Seit Kurzem stehen sie wieder vor der St. Antonius-Kirche in Pratteln, die drei 1935 gegossenen Glocken.

Juri Junkov

1935 werden drei Kirchenglocken in einer Glockengiesserei in St. Gallen hergestellt. Vorgesehen sind sie für die eben erst fertiggestellte Römisch-katholische St. Antonius-Kirche in Pratteln. Wohin es die drei Glocken im Baselbiet dann überall hin verschlagen wird, weiss noch niemand.

Planmässig kommen sie zunächst in Pratteln an, werden aber erst 1959, mehr als 20 Jahre später, durch die Prattler Schuljugend – an die 700 Kinder, Katholiken und Reformierte – an der St. Antonius-Kirche hochgezogen und eingeweiht. An diesem 29. August dürfen die drei Glocken im fertiggestellten Turm ein erstes Mal läuten.

Katholiken-Glocken passen nicht zu den reformierten

Es stellt sich jedoch heraus, dass das neue Geläut nicht mit demjenigen der grösseren reformierten Kirche harmoniert. Deshalb schenkt Pratteln die Kirchenglocken dem Kultusverein Oberes Homburgertal. Sie werden beim Sigrist und Kassier während mehrerer Jahre aufbewahrt, bis dieser 1982 stirbt, schreibt Beatrice Llamera, welche die Geschichte aufgeschrieben hat. Danach werden sie auf einem Hof oberhalb von Läufelfingen, in einem Tenn unter Heu, gelagert. Die Glocken sollten auf einen Kapellenbau warten und dort zum Einsatz kommen.

Zwei Jahre später, 1984, feiert die römisch-katholische Gemeinde Pratteln das 50-Jahre-Jubiläum ihres Kirchenbaus und verlangt für diesen Anlass die Kirchenglocken von Läufelfingen zurück. Letztere habe ja noch keine Kapelle gebaut. Der Kultusverein weigert sich jedoch: Geschenkt sei schliesslich geschenkt. Zwei Prattler wollen das nicht auf sich sitzen lassen.

Zuerst müssen sie allerdings ausfindig machen, wo das tonnenschwere Metall lagert: «Als wir das dann herausgefunden hatten, holten mein Vater und ich die Glocken in einer Nacht-und-Nebel-Aktion zurück», erinnert sich Philipp Krummenacher. Die Krummenachers sind als Glöckner der Kirchgemeinde tätig und haben eine besondere Beziehung zu den Glocken.

«Glocken lässt man nicht ungenutzt rumliegen»

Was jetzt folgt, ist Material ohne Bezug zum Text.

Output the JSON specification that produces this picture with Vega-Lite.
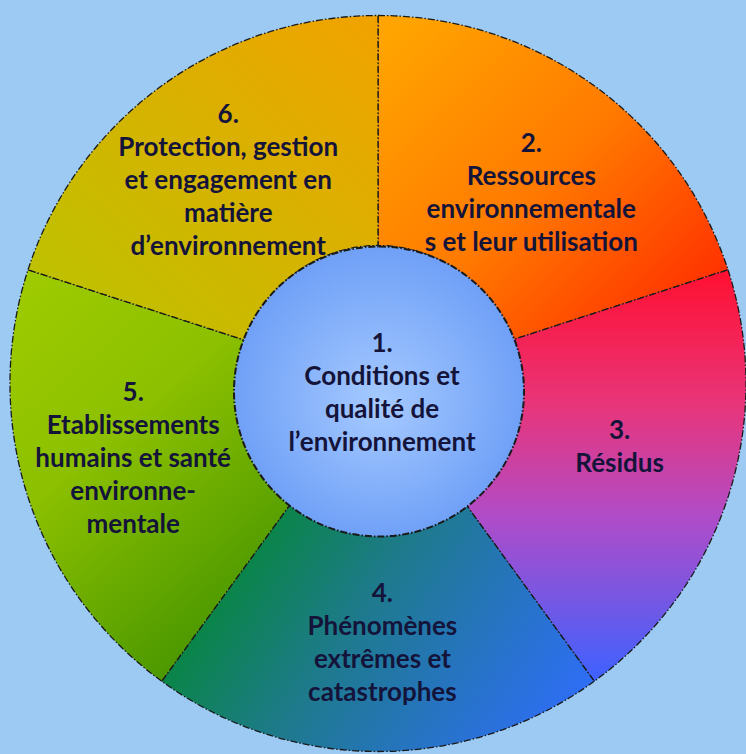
{
  "$schema": "https://vega.github.io/schema/vega-lite/v6.json",
  "width": 746,
  "height": 754,
  "padding": 0,
  "autosize": {"type": "fit", "contains": "padding"},
  "background": "#9ccaf2",
  "config": {
    "view": {
      "stroke": null,
      "fill": {
        "gradient": "linear", "x1": 0, "y1": 0, "x2": 1, "y2": 1,
        "stops": [
          {"offset": 0, "color": "#80bbec"},
          {"offset": 0.5, "color": "#a3cff6"},
          {"offset": 1, "color": "#97bfe3"}
        ]
      }
    },
    "text": {"font": "Lato", "fontWeight": "bold", "fontSize": 26, "lineHeight": 33, "lineBreak": "\n", "align": "center", "baseline": "middle", "color": "#14143a"},
    "arc": {"stroke": "#1a1a1a", "strokeWidth": 1.3, "strokeDash": [7, 2, 1.5, 2]}
  },
  "data": {
    "values": [
      {"id": 1, "share": 1, "label": "1.\nConditions et\nqualité de\nl’environnement"},
      {"id": 2, "share": 1, "label": "2.\nRessources\nenvironnementale\ns et leur utilisation"},
      {"id": 3, "share": 1, "label": "3.\nRésidus"},
      {"id": 4, "share": 1, "label": "4.\nPhénomènes\nextrêmes et\ncatastrophes"},
      {"id": 5, "share": 1, "label": "5.\nEtablissements\nhumains et santé\nenvironne-\nmentale"},
      {"id": 6, "share": 1, "label": "6.\nProtection, gestion\net engagement en\nmatière\nd’environnement"}
    ]
  },
  "transform": [
    {"filter": "datum.id > 1"},
    {"stack": "share", "groupby": [], "sort": [{"field": "id", "order": "ascending"}], "as": ["t0", "t1"]}
  ],
  "encoding": {
    "theta": {"field": "t0", "type": "quantitative", "scale": {"domain": [0, 5]}}
  },
  "layer": [
    {
      "transform": [{"filter": "datum.id == 2"}],
      "mark": {"type": "arc", "radius": 368, "radius2": 138, "xOffset": 8, "yOffset": 7,
        "color": {"gradient": "linear", "x1": 0.1, "y1": 0, "x2": 1, "y2": 0.85,
          "stops": [{"offset": 0, "color": "#ffa400"}, {"offset": 0.5, "color": "#ff7a00"}, {"offset": 1, "color": "#ff2c00"}]}},
      "encoding": {"theta2": {"field": "t1"}}
    },
    {
      "transform": [{"filter": "datum.id == 3"}],
      "mark": {"type": "arc", "radius": 368, "radius2": 138, "xOffset": 8, "yOffset": 7,
        "color": {"gradient": "linear", "x1": 0, "y1": 0, "x2": 0, "y2": 1,
          "stops": [{"offset": 0, "color": "#ff1030"}, {"offset": 0.33, "color": "#e8357a"}, {"offset": 0.6, "color": "#b04cc8"}, {"offset": 1, "color": "#3d62ff"}]}},
      "encoding": {"theta2": {"field": "t1"}}
    },
    {
      "transform": [{"filter": "datum.id == 4"}],
      "mark": {"type": "arc", "radius": 368, "radius2": 138, "xOffset": 8, "yOffset": 7,
        "color": {"gradient": "linear", "x1": 0, "y1": 0.3, "x2": 1, "y2": 0.7,
          "stops": [{"offset": 0, "color": "#008a26"}, {"offset": 0.45, "color": "#1e7a8c"}, {"offset": 1, "color": "#2e6ef4"}]}},
      "encoding": {"theta2": {"field": "t1"}}
    },
    {
      "transform": [{"filter": "datum.id == 5"}],
      "mark": {"type": "arc", "radius": 368, "radius2": 138, "xOffset": 8, "yOffset": 7,
        "color": {"gradient": "linear", "x1": 0, "y1": 0, "x2": 0.6, "y2": 1,
          "stops": [{"offset": 0, "color": "#a0cc00"}, {"offset": 0.45, "color": "#8cc000"}, {"offset": 1, "color": "#489600"}]}},
      "encoding": {"theta2": {"field": "t1"}}
    },
    {
      "transform": [{"filter": "datum.id == 6"}],
      "mark": {"type": "arc", "radius": 368, "radius2": 138, "xOffset": 8, "yOffset": 7,
        "color": {"gradient": "linear", "x1": 0, "y1": 1, "x2": 1, "y2": 0,
          "stops": [{"offset": 0, "color": "#b8c400"}, {"offset": 0.5, "color": "#d4b400"}, {"offset": 1, "color": "#f2a200"}]}},
      "encoding": {"theta2": {"field": "t1"}}
    },
    {
      "data": {"values": [{"id": 1}]},
      "transform": [],
      "mark": {"type": "arc", "theta": 0, "theta2": 6.2832, "radius": 145, "xOffset": 9, "yOffset": 15, "strokeWidth": 2,
        "color": {"gradient": "radial", "x1": 0.5, "y1": 0.55, "r1": 0, "x2": 0.5, "y2": 0.5, "r2": 0.55,
          "stops": [{"offset": 0, "color": "#a6caff"}, {"offset": 1, "color": "#6a9cf6"}]}},
      "encoding": {"theta": null}
    },
    {
      "transform": [{"filter": "datum.id == 2"}],
      "mark": {"type": "text", "radius": 249, "thetaOffset": 0.663, "xOffset": 8, "yOffset": 11, "dy": -47},
      "encoding": {"text": {"field": "label"}}
    },
    {
      "transform": [{"filter": "datum.id == 3"}],
      "mark": {"type": "text", "radius": 248, "thetaOffset": 0.541, "xOffset": 8, "yOffset": 11, "dy": -12},
      "encoding": {"text": {"field": "label"}}
    },
    {
      "transform": [{"filter": "datum.id == 4"}],
      "mark": {"type": "text", "radius": 252, "thetaOffset": 0.611, "xOffset": 8, "yOffset": 11, "dy": -45},
      "encoding": {"text": {"field": "label"}}
    },
    {
      "transform": [{"filter": "datum.id == 5"}],
      "mark": {"type": "text", "radius": 258, "thetaOffset": 0.675, "xOffset": 12, "yOffset": 11, "dy": -63},
      "encoding": {"text": {"field": "label"}}
    },
    {
      "transform": [{"filter": "datum.id == 6"}],
      "mark": {"type": "text", "radius": 258, "thetaOffset": 0.623, "xOffset": 11, "yOffset": 11, "dy": -65},
      "encoding": {"text": {"field": "label"}}
    },
    {
      "data": {"values": [{"id": 1, "label": "1.\nConditions et\nqualité de\nl’environnement"}]},
      "transform": [],
      "mark": {"type": "text", "xOffset": 12, "yOffset": 13, "dy": -46},
      "encoding": {"theta": null, "text": {"field": "label"}}
    }
  ]
}
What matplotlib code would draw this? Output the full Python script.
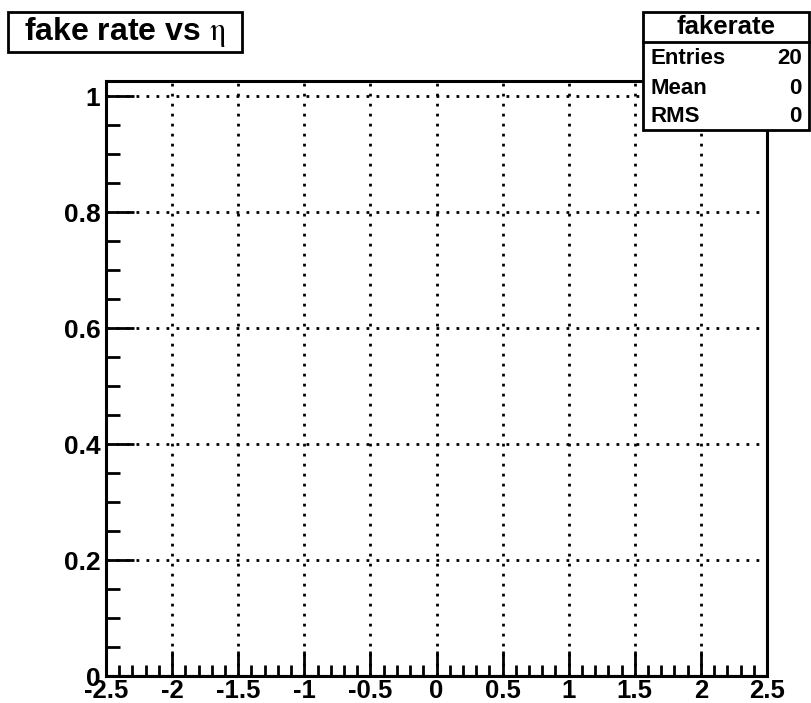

Daraufhin finden Diskussionen statt. Pratteln stellt sich auf den Standpunkt, die Glocken seien für eine Kapelle in Läufelfingen gedacht. Eine solche gibt es zu jenem Zeitpunkt aber nicht. «Glocken verkauft man nicht. Die kann man verschenken. Wenn sie der Beschenkte aber nicht nutzt und rumliegen lässt, ist das ebenfalls falsch», erklärt Krummenacher die damalige Haltung der Prattler Katholiken.

Resultat: Die Glocken dürfen vorerst in Pratteln bleiben, werden 1989 aber nach Sissach in die katholische Kirchgemeinde St. Josef gebracht, in der sich auch Katholiken aus dem Homburgertal engagieren. Dort sind sie die folgenden Jahre als Leihgabe aufgehängt und ausgestellt. Als der Vorplatz der Sissacher Kirche neu gestaltet wird und der bisherige Standort für die Glocken wegfällt, ändert sich die Situation abermals.

Die Kirchgemeinde Sissach bietet jener von Pratteln die Rückgabe der Glocken an. Am 11. September 2020 werden diese – 61 Jahre, nachdem sie erstmals bimmeln – zurück zu ihrer ursprünglichen Wirkungsstätte gebracht. Und zwar von niemand Geringerem als Philipp Krummenacher. Dieses Mal erfolgt der Transport in gegenseitigem Einvernehmen und ohne Misstöne.